**Aim of the exercise:**
Would you write out the listing verbatim and skip every picture in it?

**Collected material:**

------------------------------------------------------------------------

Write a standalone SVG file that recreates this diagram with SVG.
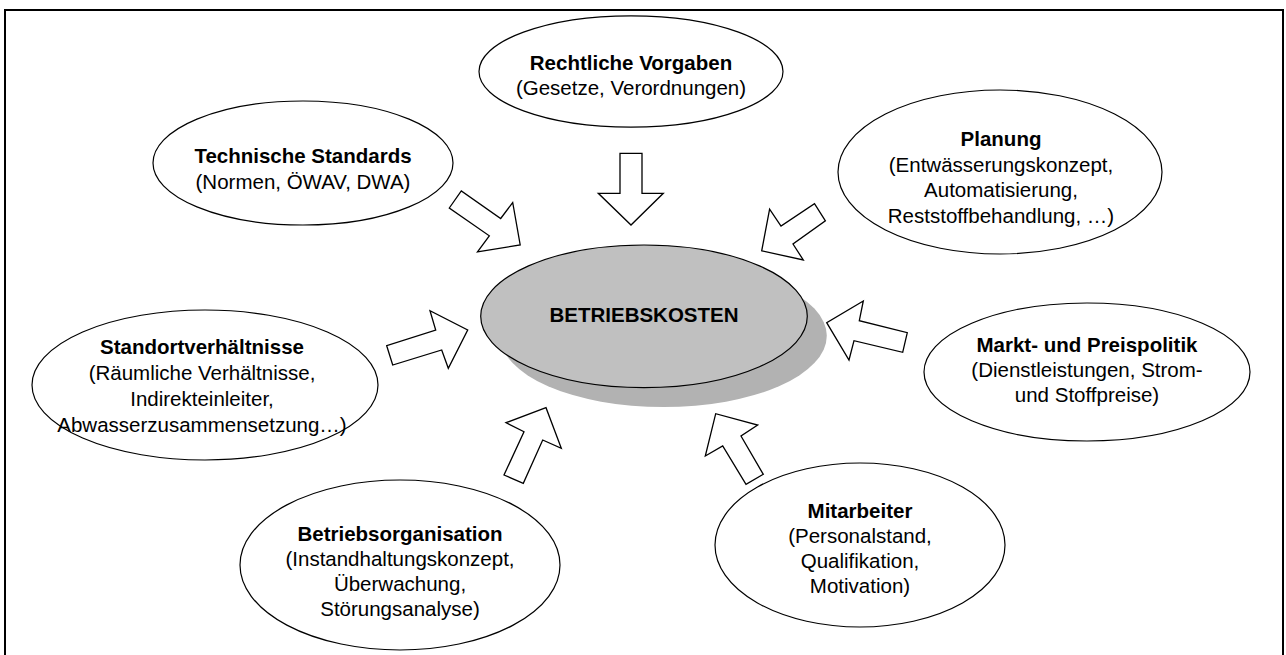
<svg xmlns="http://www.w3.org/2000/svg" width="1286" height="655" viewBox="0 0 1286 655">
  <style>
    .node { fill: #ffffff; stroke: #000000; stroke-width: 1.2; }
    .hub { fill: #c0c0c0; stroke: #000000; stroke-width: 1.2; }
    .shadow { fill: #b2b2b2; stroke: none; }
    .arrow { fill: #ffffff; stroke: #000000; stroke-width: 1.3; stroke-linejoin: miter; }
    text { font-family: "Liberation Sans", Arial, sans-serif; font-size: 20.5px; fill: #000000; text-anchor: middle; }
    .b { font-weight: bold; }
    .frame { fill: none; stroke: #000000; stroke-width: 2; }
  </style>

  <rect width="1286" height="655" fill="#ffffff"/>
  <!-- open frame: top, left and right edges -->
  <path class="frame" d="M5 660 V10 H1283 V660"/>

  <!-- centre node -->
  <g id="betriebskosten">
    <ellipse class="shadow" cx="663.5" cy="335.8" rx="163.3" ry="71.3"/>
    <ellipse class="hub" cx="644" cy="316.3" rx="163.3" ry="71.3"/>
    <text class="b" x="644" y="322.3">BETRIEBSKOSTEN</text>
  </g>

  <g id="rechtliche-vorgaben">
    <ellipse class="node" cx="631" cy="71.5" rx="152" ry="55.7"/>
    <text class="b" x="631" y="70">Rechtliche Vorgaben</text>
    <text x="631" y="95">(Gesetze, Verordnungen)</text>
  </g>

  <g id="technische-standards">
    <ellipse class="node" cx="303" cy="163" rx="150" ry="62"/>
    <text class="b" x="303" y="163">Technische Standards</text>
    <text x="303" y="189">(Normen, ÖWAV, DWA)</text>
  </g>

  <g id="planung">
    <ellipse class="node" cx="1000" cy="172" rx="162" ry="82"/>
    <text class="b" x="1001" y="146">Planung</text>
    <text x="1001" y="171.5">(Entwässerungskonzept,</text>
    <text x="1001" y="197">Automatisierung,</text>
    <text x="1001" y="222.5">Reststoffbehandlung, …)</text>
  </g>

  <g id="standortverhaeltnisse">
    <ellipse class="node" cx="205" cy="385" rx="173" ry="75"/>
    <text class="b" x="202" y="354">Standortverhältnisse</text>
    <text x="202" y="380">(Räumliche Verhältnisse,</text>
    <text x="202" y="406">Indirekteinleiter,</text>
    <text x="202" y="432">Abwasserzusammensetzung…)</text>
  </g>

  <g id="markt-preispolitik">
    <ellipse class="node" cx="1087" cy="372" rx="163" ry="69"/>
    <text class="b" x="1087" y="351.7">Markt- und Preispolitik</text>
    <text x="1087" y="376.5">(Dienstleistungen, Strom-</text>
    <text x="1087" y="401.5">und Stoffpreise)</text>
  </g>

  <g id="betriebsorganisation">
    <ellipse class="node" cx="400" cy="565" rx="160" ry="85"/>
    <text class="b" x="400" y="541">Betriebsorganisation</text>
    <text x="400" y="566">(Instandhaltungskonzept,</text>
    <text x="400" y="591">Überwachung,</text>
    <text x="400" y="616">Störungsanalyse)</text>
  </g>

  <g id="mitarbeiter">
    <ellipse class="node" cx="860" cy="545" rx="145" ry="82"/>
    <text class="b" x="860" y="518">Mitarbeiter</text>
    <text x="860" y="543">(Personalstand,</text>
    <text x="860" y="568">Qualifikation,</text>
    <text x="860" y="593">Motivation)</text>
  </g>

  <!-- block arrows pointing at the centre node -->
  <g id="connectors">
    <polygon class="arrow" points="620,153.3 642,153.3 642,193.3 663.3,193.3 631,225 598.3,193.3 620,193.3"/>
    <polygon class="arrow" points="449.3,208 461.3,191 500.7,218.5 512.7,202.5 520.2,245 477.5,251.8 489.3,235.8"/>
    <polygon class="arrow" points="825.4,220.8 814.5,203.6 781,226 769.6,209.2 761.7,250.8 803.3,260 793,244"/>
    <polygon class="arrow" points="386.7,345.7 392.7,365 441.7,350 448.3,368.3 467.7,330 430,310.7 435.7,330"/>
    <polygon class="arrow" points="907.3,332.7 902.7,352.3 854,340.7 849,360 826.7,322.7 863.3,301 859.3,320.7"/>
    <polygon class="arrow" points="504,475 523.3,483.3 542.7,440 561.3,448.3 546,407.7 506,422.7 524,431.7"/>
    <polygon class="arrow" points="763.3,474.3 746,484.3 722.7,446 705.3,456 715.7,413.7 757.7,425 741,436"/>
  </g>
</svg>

------------------------------------------------------------------------

**Problem solution:**
Write a standalone SVG file that recreates this diagram with SVG.
<svg xmlns="http://www.w3.org/2000/svg" width="1286" height="655" viewBox="0 0 1286 655">
  <style>
    .node { fill: #ffffff; stroke: #000000; stroke-width: 1.2; }
    .hub { fill: #c0c0c0; stroke: #000000; stroke-width: 1.2; }
    .shadow { fill: #b2b2b2; stroke: none; }
    .arrow { fill: #ffffff; stroke: #000000; stroke-width: 1.3; stroke-linejoin: miter; }
    text { font-family: "Liberation Sans", Arial, sans-serif; font-size: 20.5px; fill: #000000; text-anchor: middle; }
    .b { font-weight: bold; }
    .frame { fill: none; stroke: #000000; stroke-width: 2; }
  </style>

  <rect width="1286" height="655" fill="#ffffff"/>
  <!-- open frame: top, left and right edges -->
  <path class="frame" d="M5 660 V10 H1283 V660"/>

  <!-- centre node -->
  <g id="betriebskosten">
    <ellipse class="shadow" cx="663.5" cy="335.8" rx="163.3" ry="71.3"/>
    <ellipse class="hub" cx="644" cy="316.3" rx="163.3" ry="71.3"/>
    <text class="b" x="644" y="322.3">BETRIEBSKOSTEN</text>
  </g>

  <g id="rechtliche-vorgaben">
    <ellipse class="node" cx="631" cy="71.5" rx="152" ry="55.7"/>
    <text class="b" x="631" y="70">Rechtliche Vorgaben</text>
    <text x="631" y="95">(Gesetze, Verordnungen)</text>
  </g>

  <g id="technische-standards">
    <ellipse class="node" cx="303" cy="163" rx="150" ry="62"/>
    <text class="b" x="303" y="163">Technische Standards</text>
    <text x="303" y="189">(Normen, ÖWAV, DWA)</text>
  </g>

  <g id="planung">
    <ellipse class="node" cx="1000" cy="172" rx="162" ry="82"/>
    <text class="b" x="1001" y="146">Planung</text>
    <text x="1001" y="171.5">(Entwässerungskonzept,</text>
    <text x="1001" y="197">Automatisierung,</text>
    <text x="1001" y="222.5">Reststoffbehandlung, …)</text>
  </g>

  <g id="standortverhaeltnisse">
    <ellipse class="node" cx="205" cy="385" rx="173" ry="75"/>
    <text class="b" x="202" y="354">Standortverhältnisse</text>
    <text x="202" y="380">(Räumliche Verhältnisse,</text>
    <text x="202" y="406">Indirekteinleiter,</text>
    <text x="202" y="432">Abwasserzusammensetzung…)</text>
  </g>

  <g id="markt-preispolitik">
    <ellipse class="node" cx="1087" cy="372" rx="163" ry="69"/>
    <text class="b" x="1087" y="351.7">Markt- und Preispolitik</text>
    <text x="1087" y="376.5">(Dienstleistungen, Strom-</text>
    <text x="1087" y="401.5">und Stoffpreise)</text>
  </g>

  <g id="betriebsorganisation">
    <ellipse class="node" cx="400" cy="565" rx="160" ry="85"/>
    <text class="b" x="400" y="541">Betriebsorganisation</text>
    <text x="400" y="566">(Instandhaltungskonzept,</text>
    <text x="400" y="591">Überwachung,</text>
    <text x="400" y="616">Störungsanalyse)</text>
  </g>

  <g id="mitarbeiter">
    <ellipse class="node" cx="860" cy="545" rx="145" ry="82"/>
    <text class="b" x="860" y="518">Mitarbeiter</text>
    <text x="860" y="543">(Personalstand,</text>
    <text x="860" y="568">Qualifikation,</text>
    <text x="860" y="593">Motivation)</text>
  </g>

  <!-- block arrows pointing at the centre node -->
  <g id="connectors">
    <polygon class="arrow" points="620,153.3 642,153.3 642,193.3 663.3,193.3 631,225 598.3,193.3 620,193.3"/>
    <polygon class="arrow" points="449.3,208 461.3,191 500.7,218.5 512.7,202.5 520.2,245 477.5,251.8 489.3,235.8"/>
    <polygon class="arrow" points="825.4,220.8 814.5,203.6 781,226 769.6,209.2 761.7,250.8 803.3,260 793,244"/>
    <polygon class="arrow" points="386.7,345.7 392.7,365 441.7,350 448.3,368.3 467.7,330 430,310.7 435.7,330"/>
    <polygon class="arrow" points="907.3,332.7 902.7,352.3 854,340.7 849,360 826.7,322.7 863.3,301 859.3,320.7"/>
    <polygon class="arrow" points="504,475 523.3,483.3 542.7,440 561.3,448.3 546,407.7 506,422.7 524,431.7"/>
    <polygon class="arrow" points="763.3,474.3 746,484.3 722.7,446 705.3,456 715.7,413.7 757.7,425 741,436"/>
  </g>
</svg>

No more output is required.